### Work required
Return the material exactly as supplied, apart from the pictures, which are omitted.
★ ★ ★ ★
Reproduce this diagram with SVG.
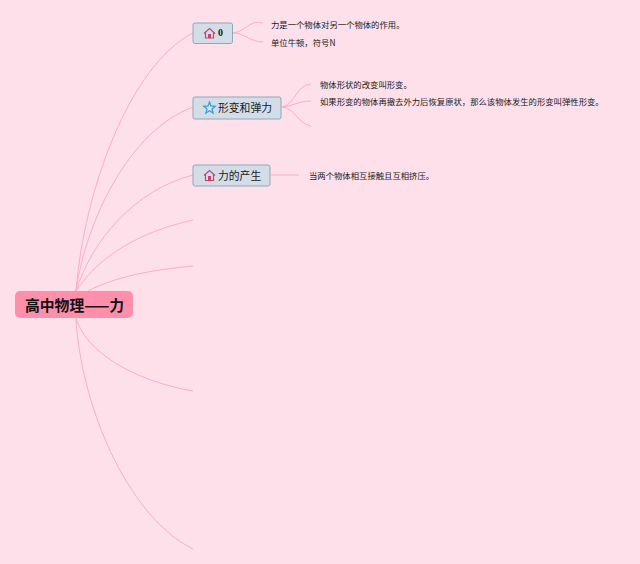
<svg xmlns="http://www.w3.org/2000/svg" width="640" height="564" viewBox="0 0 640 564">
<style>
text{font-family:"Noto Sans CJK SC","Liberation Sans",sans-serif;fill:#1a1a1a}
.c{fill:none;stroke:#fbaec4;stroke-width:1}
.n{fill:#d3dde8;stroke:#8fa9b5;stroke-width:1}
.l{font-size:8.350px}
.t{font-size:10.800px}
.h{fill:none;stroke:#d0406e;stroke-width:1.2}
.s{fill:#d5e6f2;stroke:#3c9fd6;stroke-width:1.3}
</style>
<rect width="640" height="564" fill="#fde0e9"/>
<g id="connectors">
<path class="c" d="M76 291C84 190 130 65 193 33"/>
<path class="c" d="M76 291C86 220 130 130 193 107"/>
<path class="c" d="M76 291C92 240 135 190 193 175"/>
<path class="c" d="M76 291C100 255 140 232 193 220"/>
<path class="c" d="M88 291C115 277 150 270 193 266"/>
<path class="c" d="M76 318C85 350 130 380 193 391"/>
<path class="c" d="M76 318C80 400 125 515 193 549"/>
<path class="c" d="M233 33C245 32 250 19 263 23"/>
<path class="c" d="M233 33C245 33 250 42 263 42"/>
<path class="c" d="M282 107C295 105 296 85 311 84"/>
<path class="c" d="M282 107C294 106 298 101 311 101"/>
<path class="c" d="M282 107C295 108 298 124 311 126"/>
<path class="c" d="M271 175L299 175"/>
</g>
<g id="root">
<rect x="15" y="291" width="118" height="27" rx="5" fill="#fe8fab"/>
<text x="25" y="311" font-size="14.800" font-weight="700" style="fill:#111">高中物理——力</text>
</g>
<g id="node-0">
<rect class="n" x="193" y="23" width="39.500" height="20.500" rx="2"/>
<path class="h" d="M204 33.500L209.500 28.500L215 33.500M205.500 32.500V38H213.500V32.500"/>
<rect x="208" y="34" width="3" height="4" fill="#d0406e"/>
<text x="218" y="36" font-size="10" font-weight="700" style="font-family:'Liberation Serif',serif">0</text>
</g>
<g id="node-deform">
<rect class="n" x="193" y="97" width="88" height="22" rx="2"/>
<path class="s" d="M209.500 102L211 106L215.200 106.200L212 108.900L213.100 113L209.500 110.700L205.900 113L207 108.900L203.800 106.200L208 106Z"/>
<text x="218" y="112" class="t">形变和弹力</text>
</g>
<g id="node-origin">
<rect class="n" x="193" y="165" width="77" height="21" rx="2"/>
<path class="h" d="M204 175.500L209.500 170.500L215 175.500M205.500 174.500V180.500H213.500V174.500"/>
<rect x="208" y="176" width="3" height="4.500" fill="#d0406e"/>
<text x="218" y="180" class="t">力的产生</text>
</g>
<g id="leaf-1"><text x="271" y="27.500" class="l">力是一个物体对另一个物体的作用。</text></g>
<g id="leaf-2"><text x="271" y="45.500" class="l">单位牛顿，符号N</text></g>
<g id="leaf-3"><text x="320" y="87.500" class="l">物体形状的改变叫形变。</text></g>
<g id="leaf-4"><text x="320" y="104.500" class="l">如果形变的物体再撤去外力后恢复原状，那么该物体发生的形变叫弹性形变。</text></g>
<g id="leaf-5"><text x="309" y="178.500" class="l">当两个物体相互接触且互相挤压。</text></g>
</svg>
★ ★ ★ ★
### Finished exercise
Reproduce this diagram with SVG.
<svg xmlns="http://www.w3.org/2000/svg" width="640" height="564" viewBox="0 0 640 564">
<style>
text{font-family:"Noto Sans CJK SC","Liberation Sans",sans-serif;fill:#1a1a1a}
.c{fill:none;stroke:#fbaec4;stroke-width:1}
.n{fill:#d3dde8;stroke:#8fa9b5;stroke-width:1}
.l{font-size:8.350px}
.t{font-size:10.800px}
.h{fill:none;stroke:#d0406e;stroke-width:1.2}
.s{fill:#d5e6f2;stroke:#3c9fd6;stroke-width:1.3}
</style>
<rect width="640" height="564" fill="#fde0e9"/>
<g id="connectors">
<path class="c" d="M76 291C84 190 130 65 193 33"/>
<path class="c" d="M76 291C86 220 130 130 193 107"/>
<path class="c" d="M76 291C92 240 135 190 193 175"/>
<path class="c" d="M76 291C100 255 140 232 193 220"/>
<path class="c" d="M88 291C115 277 150 270 193 266"/>
<path class="c" d="M76 318C85 350 130 380 193 391"/>
<path class="c" d="M76 318C80 400 125 515 193 549"/>
<path class="c" d="M233 33C245 32 250 19 263 23"/>
<path class="c" d="M233 33C245 33 250 42 263 42"/>
<path class="c" d="M282 107C295 105 296 85 311 84"/>
<path class="c" d="M282 107C294 106 298 101 311 101"/>
<path class="c" d="M282 107C295 108 298 124 311 126"/>
<path class="c" d="M271 175L299 175"/>
</g>
<g id="root">
<rect x="15" y="291" width="118" height="27" rx="5" fill="#fe8fab"/>
<text x="25" y="311" font-size="14.800" font-weight="700" style="fill:#111">高中物理——力</text>
</g>
<g id="node-0">
<rect class="n" x="193" y="23" width="39.500" height="20.500" rx="2"/>
<path class="h" d="M204 33.500L209.500 28.500L215 33.500M205.500 32.500V38H213.500V32.500"/>
<rect x="208" y="34" width="3" height="4" fill="#d0406e"/>
<text x="218" y="36" font-size="10" font-weight="700" style="font-family:'Liberation Serif',serif">0</text>
</g>
<g id="node-deform">
<rect class="n" x="193" y="97" width="88" height="22" rx="2"/>
<path class="s" d="M209.500 102L211 106L215.200 106.200L212 108.900L213.100 113L209.500 110.700L205.900 113L207 108.900L203.800 106.200L208 106Z"/>
<text x="218" y="112" class="t">形变和弹力</text>
</g>
<g id="node-origin">
<rect class="n" x="193" y="165" width="77" height="21" rx="2"/>
<path class="h" d="M204 175.500L209.500 170.500L215 175.500M205.500 174.500V180.500H213.500V174.500"/>
<rect x="208" y="176" width="3" height="4.500" fill="#d0406e"/>
<text x="218" y="180" class="t">力的产生</text>
</g>
<g id="leaf-1"><text x="271" y="27.500" class="l">力是一个物体对另一个物体的作用。</text></g>
<g id="leaf-2"><text x="271" y="45.500" class="l">单位牛顿，符号N</text></g>
<g id="leaf-3"><text x="320" y="87.500" class="l">物体形状的改变叫形变。</text></g>
<g id="leaf-4"><text x="320" y="104.500" class="l">如果形变的物体再撤去外力后恢复原状，那么该物体发生的形变叫弹性形变。</text></g>
<g id="leaf-5"><text x="309" y="178.500" class="l">当两个物体相互接触且互相挤压。</text></g>
</svg>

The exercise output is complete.